- TASK DETAILS -
Everything from the first line of the data below through the line that contains "fig = go.Figure()" should be written out exactly, please, and nothing more; the pictures stay out.

- SUPPLIED MATERIAL -

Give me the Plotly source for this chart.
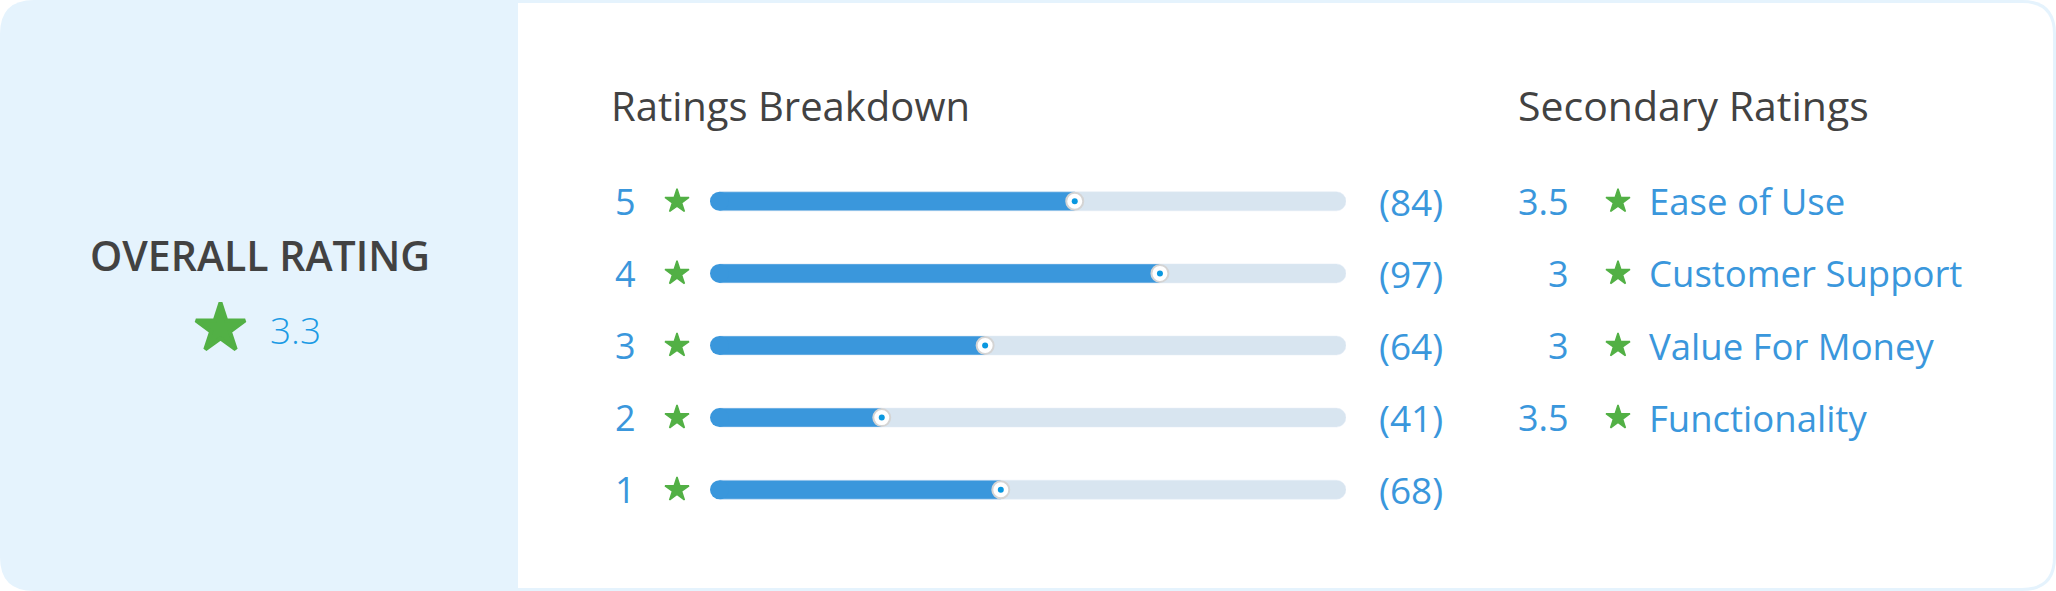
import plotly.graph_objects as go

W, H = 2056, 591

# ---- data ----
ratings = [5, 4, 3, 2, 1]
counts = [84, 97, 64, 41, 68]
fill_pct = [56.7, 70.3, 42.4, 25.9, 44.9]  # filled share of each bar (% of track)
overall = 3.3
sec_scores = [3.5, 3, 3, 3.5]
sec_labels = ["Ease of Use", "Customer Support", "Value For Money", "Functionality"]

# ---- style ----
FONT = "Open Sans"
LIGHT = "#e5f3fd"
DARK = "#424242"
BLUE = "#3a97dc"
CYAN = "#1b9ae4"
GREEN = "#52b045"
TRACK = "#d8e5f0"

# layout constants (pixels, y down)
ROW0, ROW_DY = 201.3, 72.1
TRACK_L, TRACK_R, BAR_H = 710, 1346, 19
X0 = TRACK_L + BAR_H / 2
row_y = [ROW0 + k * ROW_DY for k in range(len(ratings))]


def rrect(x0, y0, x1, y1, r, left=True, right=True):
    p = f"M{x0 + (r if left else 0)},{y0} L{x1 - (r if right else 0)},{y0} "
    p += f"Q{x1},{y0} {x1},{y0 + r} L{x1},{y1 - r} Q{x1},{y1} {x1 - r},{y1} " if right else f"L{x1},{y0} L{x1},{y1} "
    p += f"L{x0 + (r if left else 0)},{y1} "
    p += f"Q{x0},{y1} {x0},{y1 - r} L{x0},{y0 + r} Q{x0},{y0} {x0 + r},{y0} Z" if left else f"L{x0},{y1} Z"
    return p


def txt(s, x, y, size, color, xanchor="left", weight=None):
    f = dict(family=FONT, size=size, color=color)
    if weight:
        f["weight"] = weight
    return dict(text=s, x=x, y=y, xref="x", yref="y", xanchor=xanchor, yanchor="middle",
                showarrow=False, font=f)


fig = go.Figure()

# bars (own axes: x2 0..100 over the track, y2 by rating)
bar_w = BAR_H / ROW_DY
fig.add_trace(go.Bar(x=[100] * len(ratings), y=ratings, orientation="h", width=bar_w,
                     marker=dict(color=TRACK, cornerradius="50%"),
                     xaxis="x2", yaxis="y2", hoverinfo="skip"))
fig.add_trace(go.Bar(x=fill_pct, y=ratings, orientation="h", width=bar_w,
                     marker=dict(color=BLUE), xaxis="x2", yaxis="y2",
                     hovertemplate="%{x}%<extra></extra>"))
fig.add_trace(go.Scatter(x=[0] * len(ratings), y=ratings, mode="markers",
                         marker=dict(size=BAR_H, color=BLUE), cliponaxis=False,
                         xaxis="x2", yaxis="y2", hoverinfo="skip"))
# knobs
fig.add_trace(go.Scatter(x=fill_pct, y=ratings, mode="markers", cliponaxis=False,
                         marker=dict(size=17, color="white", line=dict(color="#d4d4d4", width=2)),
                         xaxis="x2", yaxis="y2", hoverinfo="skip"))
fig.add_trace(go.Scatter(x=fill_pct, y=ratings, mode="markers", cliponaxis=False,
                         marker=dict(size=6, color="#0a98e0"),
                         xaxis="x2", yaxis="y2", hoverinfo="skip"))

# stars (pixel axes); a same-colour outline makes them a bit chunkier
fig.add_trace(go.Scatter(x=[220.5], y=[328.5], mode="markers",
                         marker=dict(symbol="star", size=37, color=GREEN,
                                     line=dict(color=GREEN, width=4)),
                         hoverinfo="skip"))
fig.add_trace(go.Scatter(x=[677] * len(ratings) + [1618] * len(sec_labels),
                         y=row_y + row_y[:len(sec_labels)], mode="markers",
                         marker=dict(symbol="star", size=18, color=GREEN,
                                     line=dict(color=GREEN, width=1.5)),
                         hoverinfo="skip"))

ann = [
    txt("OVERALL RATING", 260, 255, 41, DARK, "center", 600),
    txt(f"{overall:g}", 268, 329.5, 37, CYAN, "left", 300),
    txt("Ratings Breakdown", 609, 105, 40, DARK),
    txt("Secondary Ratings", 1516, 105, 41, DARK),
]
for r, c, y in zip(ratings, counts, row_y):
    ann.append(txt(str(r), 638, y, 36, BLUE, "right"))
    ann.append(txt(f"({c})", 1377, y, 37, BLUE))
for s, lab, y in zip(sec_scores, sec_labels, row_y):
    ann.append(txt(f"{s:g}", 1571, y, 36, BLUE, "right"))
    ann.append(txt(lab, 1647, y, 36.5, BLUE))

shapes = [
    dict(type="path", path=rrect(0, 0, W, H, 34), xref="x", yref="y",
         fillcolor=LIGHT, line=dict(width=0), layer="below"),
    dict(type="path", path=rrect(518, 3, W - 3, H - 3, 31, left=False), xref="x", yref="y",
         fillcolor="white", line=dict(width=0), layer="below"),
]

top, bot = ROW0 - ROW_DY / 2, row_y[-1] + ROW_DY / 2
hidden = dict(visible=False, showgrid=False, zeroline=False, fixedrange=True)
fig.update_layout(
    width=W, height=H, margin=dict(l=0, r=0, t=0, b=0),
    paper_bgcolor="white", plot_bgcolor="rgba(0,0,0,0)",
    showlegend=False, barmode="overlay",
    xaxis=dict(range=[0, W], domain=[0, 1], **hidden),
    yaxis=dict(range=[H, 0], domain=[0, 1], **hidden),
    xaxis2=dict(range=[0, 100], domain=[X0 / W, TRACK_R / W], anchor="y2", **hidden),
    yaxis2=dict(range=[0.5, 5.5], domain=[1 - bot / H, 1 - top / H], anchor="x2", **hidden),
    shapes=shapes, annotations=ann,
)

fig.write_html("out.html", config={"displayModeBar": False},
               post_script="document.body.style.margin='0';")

- SOLUTION FOR THIS EXERCISE -
Give me the Plotly source for this chart.
import plotly.graph_objects as go

W, H = 2056, 591

# ---- data ----
ratings = [5, 4, 3, 2, 1]
counts = [84, 97, 64, 41, 68]
fill_pct = [56.7, 70.3, 42.4, 25.9, 44.9]  # filled share of each bar (% of track)
overall = 3.3
sec_scores = [3.5, 3, 3, 3.5]
sec_labels = ["Ease of Use", "Customer Support", "Value For Money", "Functionality"]

# ---- style ----
FONT = "Open Sans"
LIGHT = "#e5f3fd"
DARK = "#424242"
BLUE = "#3a97dc"
CYAN = "#1b9ae4"
GREEN = "#52b045"
TRACK = "#d8e5f0"

# layout constants (pixels, y down)
ROW0, ROW_DY = 201.3, 72.1
TRACK_L, TRACK_R, BAR_H = 710, 1346, 19
X0 = TRACK_L + BAR_H / 2
row_y = [ROW0 + k * ROW_DY for k in range(len(ratings))]


def rrect(x0, y0, x1, y1, r, left=True, right=True):
    p = f"M{x0 + (r if left else 0)},{y0} L{x1 - (r if right else 0)},{y0} "
    p += f"Q{x1},{y0} {x1},{y0 + r} L{x1},{y1 - r} Q{x1},{y1} {x1 - r},{y1} " if right else f"L{x1},{y0} L{x1},{y1} "
    p += f"L{x0 + (r if left else 0)},{y1} "
    p += f"Q{x0},{y1} {x0},{y1 - r} L{x0},{y0 + r} Q{x0},{y0} {x0 + r},{y0} Z" if left else f"L{x0},{y1} Z"
    return p


def txt(s, x, y, size, color, xanchor="left", weight=None):
    f = dict(family=FONT, size=size, color=color)
    if weight:
        f["weight"] = weight
    return dict(text=s, x=x, y=y, xref="x", yref="y", xanchor=xanchor, yanchor="middle",
                showarrow=False, font=f)


fig = go.Figure()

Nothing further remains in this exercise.